The magic of domain expertise
The next thing to do is reach out to domain experts – if you haven’t already – and talk to them about features. You can often get 80% of the benefit of deep learning models with about 10% of the effort by simply improving your feature representation of the data based on domain expertise (you could make a pretty good argument that deep learning is simply a really complicated feature extractor bolted on to a linear model, but that’s a topic for a different post). A good starting point here is to ask domain experts how they typically tackle the problem you’re trying to solve and try to you can replicate that process in code, at least up to a point. Taking any tools that they might use and wrapping some simple automation around them is also another excellent strategy, as is showing them the kinds of features you’re already using and seeing if they have any recommendations. While some feature extraction processes may be too expensive to pursue for some models (e.g. running every sample in a sandbox for an hour), or might not be able to run in the same place that the model will live (e.g. sandboxes on a customer endpoint), very often with a little expert help you can find simple to collect features that provide a significant performance improvement.

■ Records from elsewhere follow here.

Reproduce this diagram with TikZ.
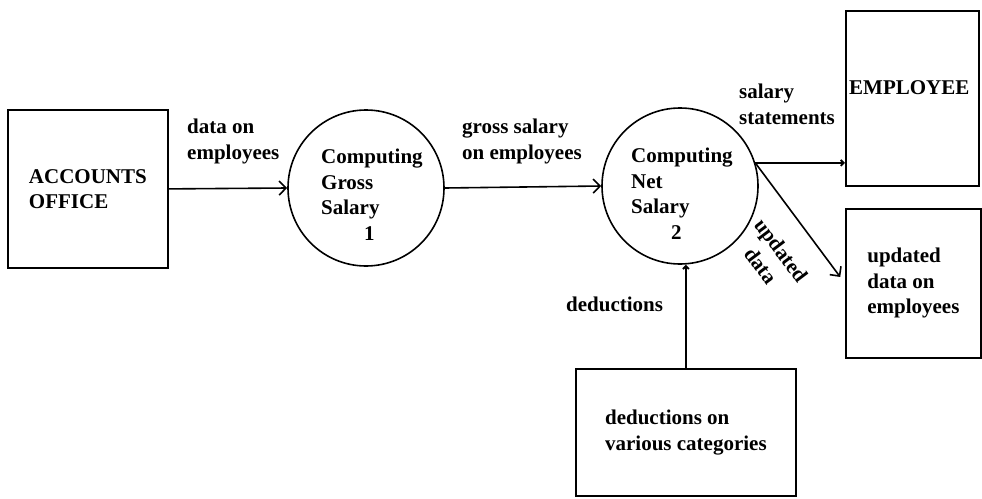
\documentclass[tikz,border=0pt]{standalone}
\usepackage{fontspec}
\setmainfont{Liberation Serif}
\usetikzlibrary{arrows.meta}
\begin{document}
\begin{tikzpicture}[x=1pt,y=-1pt,
  every node/.style={font=\bfseries\fontsize{21}{25.5}\selectfont, inner sep=0pt},
  boxnode/.style={draw, line width=1.8pt, anchor=north west, align=left},
  procnode/.style={draw, circle, line width=1.6pt, minimum size=156pt},
  lbl/.style={anchor=north west, align=left},
  flow/.style={line width=1.6pt, -{Straight Barb[length=7pt,width=14pt,line width=1.6pt]}},
  smallflow/.style={line width=1.6pt, -{Straight Barb[length=3pt,width=6pt,line width=1.8pt]}}]
\useasboundingbox (0,0) rectangle (982,498);
% external entities / stores
\node[boxnode, minimum width=160pt, minimum height=158pt] (acc) at (7,109) {ACCOUNTS\\OFFICE};
\node[boxnode, minimum width=133pt, minimum height=175pt] (emp) at (845,10) {};
\node[lbl, anchor=west] (empt) at (849,88) {EMPLOYEE};
\node[boxnode, minimum width=135pt, minimum height=149pt] (upd) at (845,208) {updated\\data on\\employees};
\node[boxnode, minimum width=220pt, minimum height=127pt] (ded) at (575,368) {deductions on\\various categories};
% processes
\node[procnode] (c1) at (366,188) {};
\node[procnode] (c2) at (680,186) {};
\node[lbl] (c1t) at (321,149) {Computing\\Gross\\Salary\\\hspace*{43pt}1};
\node[lbl] (c2t) at (631,148) {Computing\\Net\\Salary\\\hspace*{40pt}2};
% flows
\draw[flow] (acc.east) -- (c1.west);
\draw[flow] (c1.east) -- (c2.west);
\draw[smallflow] (c2.17) -- (emp.west |- c2.17);
\draw[flow, shorten >=8pt] (c2.17) -- (upd.west);
\draw[smallflow] (ded.north) -- (ded.north |- c2.south);
% flow labels
\node[lbl] (l1) at (187,119) {data on\\employees};
\node[lbl] (l2) at (462,119) {gross salary\\on employees};
\node[lbl] (l3) at (739,84) {salary\\statements};
\node[lbl, anchor=base west] (l4) at (566,311) {deductions};
\node[align=center, rotate=-53] (l5) at (771,258) {updated\\data};
\end{tikzpicture}
\end{document}
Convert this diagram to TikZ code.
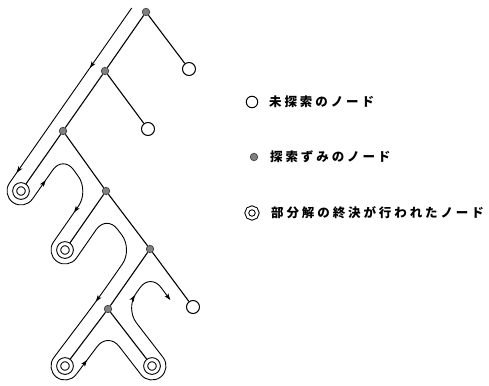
\documentclass[tikz,border=0pt]{standalone}
\usepackage{fontspec}
\newfontfamily\cjk{Noto Sans CJK JP}
\usetikzlibrary{arrows.meta,decorations.markings,calc}
\def\lspacedi#1{\ifx#1\relax\else\makebox[15.4pt][l]{#1}\expandafter\lspacedi\fi}
\newcommand\lspaced[1]{\lspacedi#1\relax}
\begin{document}
\begin{tikzpicture}[x=1pt,y=1pt,
  edge/.style={line width=1.1pt},
  openn/.style={circle,draw,line width=1pt,fill=white,minimum size=13pt,inner sep=0pt},
  donen/.style={circle,draw=black!75,fill=black!50,line width=0.7pt,minimum size=7.5pt,inner sep=0pt},
  leafn/.style={circle,draw,double,double distance=3pt,line width=1pt,minimum size=12.6pt,inner sep=0pt,outer sep=2.4pt},
  leafsmall/.style={circle,draw,double,double distance=2.6pt,line width=1pt,minimum size=10.5pt,inner sep=0pt},
  tour/.style={line width=0.9pt},
  tourtip/.tip={Stealth[length=6.5pt,width=4.5pt,inset=1.5pt]},
  marks/.style={postaction={decorate},decoration={markings,#1}},
  legtext/.style={anchor=west,inner sep=0pt,font=\cjk\bfseries\fontsize{12.5pt}{13pt}\selectfont}]
\useasboundingbox (0,0) rectangle (489,-385);
% tree nodes
\node[donen] (N1) at (146,-12) {};
\node[openn] (U1) at (189,-69) {};
\node[donen] (N2) at (105,-71) {};
\node[openn] (U2) at (148,-129) {};
\node[donen] (N3) at (63,-131) {};
\node[leafn] (L1) at (21,-191) {};
\node[donen] (N4) at (106,-191) {};
\node[leafn] (L2) at (65,-250) {};
\node[donen] (N5) at (150,-249) {};
\node[openn] (U3) at (193,-307) {};
\node[donen] (N6) at (108,-309) {};
\node[leafn] (L3) at (65,-366) {};
\node[leafn] (L4) at (152,-366) {};
% tree edges
\draw[edge] (N1) -- (U1);
\draw[edge] (N1) -- (N2);
\draw[edge] (N2) -- (U2);
\draw[edge] (N2) -- (N3);
\draw[edge] (N3) -- (L1);
\draw[edge] (N3) -- (N4);
\draw[edge] (N4) -- (L2);
\draw[edge] (N4) -- (N5);
\draw[edge] (N5) -- (U3);
\draw[edge] (N5) -- (N6);
\draw[edge] (N6) -- (L3);
\draw[edge] (N6) -- (L4);
% search path coordinates
\coordinate (P0) at (131.7,-8);
\coordinate (T1) at (9.52,-182.98);
\coordinate (T2) at (32.47,-199.03);
\coordinate (C1) at (63.1,-155.2);
\coordinate (C2) at (88.9,-191.1);
\coordinate (T3) at (53.50,-242.01);
\coordinate (T4) at (76.50,-257.99);
\coordinate (C3) at (106.5,-214.8);
\coordinate (C4) at (132.7,-249.3);
\coordinate (C5) at (96.67,-300.77);
\coordinate (T5) at (53.82,-357.57);
\coordinate (T6) at (76.18,-374.43);
\coordinate (C6) at (108.1,-332.1);
\coordinate (T7) at (140.92,-374.55);
\coordinate (T8) at (163.08,-357.45);
\coordinate (C7) at (125.4,-308.6);
\coordinate (C8) at (150.3,-273.0);
\coordinate (E) at (170.3,-300);
% search path
\draw[tour,marks={mark=at position 73pt with {\arrow{tourtip}},mark=at position 201pt with {\arrow{tourtip}}}] (P0) -- (T1);
\draw[tour] (T1) arc[start angle=145.07,end angle=325,radius=14pt];
\draw[tour,rounded corners=18pt,marks={mark=at position 23pt with {\arrow{tourtip}},mark=at position -36pt with {\arrow{tourtip}}}] (T2) -- (C1) -- (C2) -- (T3);
\draw[tour] (T3) arc[start angle=145.21,end angle=325.21,radius=14pt];
\draw[tour,rounded corners=18pt,marks={mark=at position -70pt with {\arrow{tourtip}}}] (T4) -- (C3) -- (C4) -- (C5) -- (T5);
\draw[tour] (T5) arc[start angle=142.97,end angle=322.97,radius=14pt];
\draw[tour,rounded corners=18pt,marks={mark=at position 18pt with {\arrow{tourtip}}}] (T6) -- (C6) -- (T7);
\draw[tour] (T7) arc[start angle=217.66,end angle=397.66,radius=14pt];
\draw[tour,rounded corners=18pt,-{tourtip},marks={mark=at position 73pt with {\arrow{tourtip}}}] (T8) -- (C7) -- (C8) -- (E);
% legend
\node[openn,minimum size=11.5pt] (G1) at (252,-102) {};
\node[legtext] (G1t) at (269,-102) {\lspaced{未探索のノード}};
\node[donen] (G2) at (254,-157) {};
\node[legtext] (G2t) at (270,-157) {\lspaced{探索ずみのノード}};
\node[leafsmall] (G3) at (252,-213) {};
\node[legtext] (G3t) at (271,-213) {\lspaced{部分解の終決が行われたノード}};
\end{tikzpicture}
\end{document}
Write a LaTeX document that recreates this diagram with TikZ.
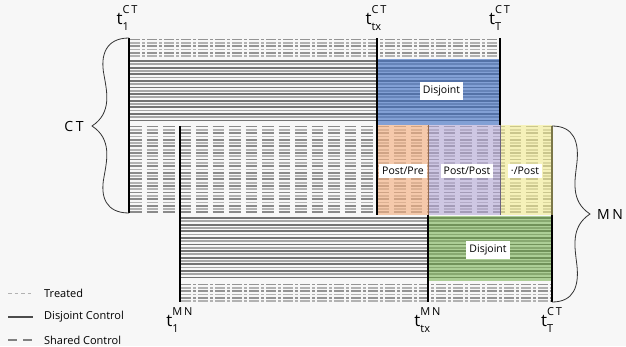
\documentclass[tikz,border=0pt]{standalone}
\usepackage{fontspec}
\setmainfont{Open Sans}
\definecolor{bg}{HTML}{F7F7F7}
\definecolor{blueC}{HTML}{4472C4}
\definecolor{orangeC}{HTML}{F4B183}
\definecolor{purpleC}{HTML}{B4A7D6}
\definecolor{yellowC}{HTML}{F5EE90}
\definecolor{greenC}{HTML}{70AD47}
\newcommand\mystripes[5]{%
  \foreach \k in {0,...,#5}{%
    \pgfmathsetmacro\yy{#4+3.3*\k}%
    \ifodd\k\relax\draw[#1B] (#2,\yy) -- (#3,\yy);\else\draw[#1A] (#2,\yy) -- (#3,\yy);\fi}}
\newcommand\tlab[2]{t\rlap{\raisebox{-.38em}{\fontsize{11}{11}\selectfont #1}}\raisebox{.62em}{\fontsize{11}{11}\selectfont #2}}
\begin{document}
\begin{tikzpicture}[x=1pt,y=-1pt,
  treatA/.style={draw=black!42,line width=1.8pt,dash pattern=on 10pt off 2pt on 3pt off 2pt},
  treatB/.style={draw=black!30,line width=1.8pt,dash pattern=on 10pt off 2pt on 3pt off 2pt},
  disjA/.style={draw=black!55,line width=1.8pt},
  disjB/.style={draw=black!35,line width=1.8pt},
  sharA/.style={draw=black!46,line width=1.8pt,dash pattern=on 11.5pt off 5pt},
  sharB/.style={draw=black!30,line width=1.8pt,dash pattern=on 11.5pt off 5pt},
  tline/.style={draw=black,line width=1.6pt},
  lbl/.style={fill=white,inner xsep=3pt,inner ysep=3.5pt,font=\fontsize{10.5}{12}\selectfont},
  tlbl/.style={anchor=base,inner sep=0pt,font=\fontsize{17}{17}\selectfont},
  brace/.style={draw=black!80,line width=0.8pt},
  grp/.style={font=\fontsize{14}{14}\selectfont,inner sep=0pt},
  leg/.style={anchor=west,inner sep=0pt,font=\fontsize{11}{13}\selectfont},
]
\fill[bg] (0,0) rectangle (626,346);
\useasboundingbox (0,0) rectangle (626,346);

% CT rows
\mystripes{treat}{130}{500}{39.5}{5}
\mystripes{disj}{130}{500}{61}{18}
% shared (union of CT and MN)
\mystripes{shar}{130}{552}{126.5}{26}
% MN rows
\mystripes{disj}{181}{552}{218}{18}
\mystripes{treat}{181}{552}{284.5}{5}

% coloured regions
\fill[blueC,opacity=.65] (377,59) rectangle (500,124.5);
\fill[orangeC,opacity=.65] (377,125) rectangle (428,215);
\fill[purpleC,opacity=.6] (428,125) rectangle (500,215);
\fill[yellowC,opacity=.6] (500,125) rectangle (552,215);
\fill[greenC,opacity=.55] (428,216) rectangle (552,281);

% vertical time lines
\coordinate (ct1t) at (129,38);  \coordinate (ct1b) at (129,213);
\coordinate (mn1t) at (180,126); \coordinate (mn1b) at (180,302);
\coordinate (cttt) at (377,38);  \coordinate (cttb) at (377,215);
\coordinate (ctTt) at (500,38);  \coordinate (ctTm) at (500,125); \coordinate (ctTb) at (500,215);
\coordinate (mnxt) at (428,125); \coordinate (mnxm) at (428,215); \coordinate (mnxb) at (428,302);
\coordinate (mnTt) at (552,126); \coordinate (mnTm) at (552,215); \coordinate (mnTb) at (552,302);
\draw[tline,line width=2pt] (ct1t) -- (ct1b);
\draw[tline,line width=2pt] (mn1t) -- (mn1b);
\draw[tline] (cttt) -- (cttb);
\draw[tline,line width=1.3pt] (ctTt) -- (ctTm);
\draw[draw=purpleC!60!black,line width=1pt] (ctTm) -- (ctTb);
\draw[draw=orangeC!60!black,line width=1pt] (mnxt) -- (mnxm);
\draw[tline] (mnxm) -- (mnxb);
\draw[draw=yellowC!50!black,line width=1.3pt] (mnTt) -- (mnTm);
\draw[tline] (mnTm) -- (mnTb);

% region labels
\node[lbl] (dj1) at (441.5,91) {Disjoint};
\node[lbl] (pp1) at (403,171) {Post/Pre};
\node[lbl] (pp2) at (467,171) {Post/Post};
\node[lbl] (pp3) at (525,171) {·/Post};
\node[lbl] (dj2) at (488,250) {Disjoint};

% time labels
\node[tlbl] (l1) at (127,24) {\tlab{1}{C\,T}};
\node[tlbl] (l2) at (376,24) {\tlab{tx}{C\,T}};
\node[tlbl] (l3) at (499.5,24) {\tlab{T}{C\,T}};
\node[tlbl] (l4) at (179.5,326.5) {\tlab{1}{M\,N}};
\node[tlbl] (l5) at (427.5,326.5) {\tlab{tx}{M\,N}};
\node[tlbl] (l6) at (551.5,326.5) {\tlab{T}{C\,T}};

% braces
\draw[brace] (ct1t) .. controls (106,38) and (100,55) .. (104,75)
  .. controls (107,92) and (112,113) .. (92,126)
  .. controls (112,139) and (107,160) .. (104,177)
  .. controls (100,197) and (106,213) .. (ct1b);
\node[grp] (ct) at (74,126) {C\hspace{2.5pt}T};
\draw[brace] (mnTt) .. controls (574,126) and (579,142) .. (577,162)
  .. controls (575,180) and (570,201) .. (590,214)
  .. controls (570,227) and (575,248) .. (577,266)
  .. controls (579,286) and (574,302) .. (mnTb);
\node[grp] (mn) at (610,214) {M\hspace{2.5pt}N};

% legend
\coordinate (lg1a) at (8,293.5); \coordinate (lg1b) at (33,293.5);
\coordinate (lg2a) at (8,317);   \coordinate (lg2b) at (33,317);
\coordinate (lg3a) at (8,340);   \coordinate (lg3b) at (33,340);
\draw[draw=black!30,line width=1.2pt,dash pattern=on 3.5pt off 3pt] (lg1a) -- (lg1b);
\draw[draw=black!70,line width=1.2pt] (lg2a) -- (lg2b);
\draw[draw=black!50,line width=1.2pt,dash pattern=on 9pt off 6pt] (lg3a) -- (lg3b);
\node[leg] (tr) at (44,293.5) {Treated};
\node[leg] (dc) at (44,317) {Disjoint Control};
\node[leg] (sc) at (44,340) {Shared Control};
\end{tikzpicture}
\end{document}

So; now that we’ve set a good baseline with some off-the-shelf approach, and improved our features… surely now we can reach for those academic papers and try the latest, greatest machine learning techniques, right?
Nope! But we’re getting closer!
Always try what has worked before
Before you try to get fancy, go get your favorite stock feedforward neural network (or your favorite set of gradient boosted decision tree hyperparameters). The dirty secret of the ML community is that most deep learning models are massively over-parameterized and rescued from poor performance only through careful regularization. This means that the difference between any two models on a particular problem will typically not be all that big, especially after a little room to do some hyperparameter tuning, so it’s always worth checking to see if a model you already use for a different problem will work.
This is an in-house version of the “start with an open source library” approach. Take a deep learning model you’ve already used and understand and try that out with a short hyperparameter search. Again, the bias here is towards something that is quick and easy to implement and that you’ve already used successfully and presumably have had some experience debugging.
Just by way of example: Sophos AI has around 12 deep learning models out in the field (depending on how you count them); most of them use the same basic building block (dropout, dense layer, some sort of normalization, ELU or ReLU activation) with varying layer size and number of blocks, and half of what’s left use a basic embedding+convolution architecture. Less than a quarter of our models have unique architectures that don’t share anything in common with any other model.
Alright. So now 1) we set baselines with LR and RF and decided that neither is good enough; 2) we’ve spent a while iterating on our features, and haven’t really made enough progress on that front; 3) we’ve used a tried-and-true deep learning architecture and found that that doesn’t quite fit the bill. Now, at long last, we’re ready to try out some fancy architectures and show off our ML skills, right?
So close. One last step before we get there.
Remember that your model is part of a system
Now it’s time to step away from the data analysis altogether and go back to whoever is using your model, show them what you’ve got as far as results, and ask them if they can change their process to accommodate the model performance. Very often it’s easier to implement some simple compensating controls for things like false positive suppression than it is to sink a lot of time and energy into squeezing the last 0.001% out of the FPR (fun though that is to do). Doing some quick analysis on what kinds of errors the model tends to make – are there, for instance, specific classes of items that it just seems to do poorly on – can often lead to modeling insights and help you develop rule-based controls around the model that will let you field what you have without further research. In other cases, focusing the model on a subset of the data where it does better might be another deployment strategy that will let you get value from the model without spending expensive development time on it.
Or it might not. It might be that you really do need to improve the model for it to serve the function it needs to in production. But you need to remember that going off the map and trying to develop a new architecture or loss function or training technique is a potentially expensive endeavor, and historically most new research fails. Make sure the potential upside is worth it, and before you take the next step into completely new model development territory, make sure that you absolutely have to.
And so now, at long last, we have arrived.
We can’t get to good enough performance any other way. We’ve checked with our customer and we know how big a model we can make and how fast it has to run. We know the boundaries within which we can explore, and we’re ready to start doing some fancy ML research. Now you’re allowed to get that fancy new architecture you’ve been dying to try out, start rolling some complicated loss functions,
If it sounds like we’ve done everything possible to avoid coming to the point of having to do novel research on modeling approaches and architectures to solve our unique problem, it’s because we have. While this is – arguably – one of the most fun and interesting parts of ML research, it’s also the riskiest and the most expensive. Every time we have to deploy a completely new model, that’s another large investment of effort into a project of unknown outcomes, where we’ll be assuming a heavy maintenance burden for as long as the model is out in the field. You have to be sure that you actually need to run that risk and pay that cost to build and deploy the model.
Remember: we’re not here to write conference papers (though that, too, is a lot of fun), we’re here to make ML models that meet a business need. Make sure you understand the need and meet it as efficiently as possible.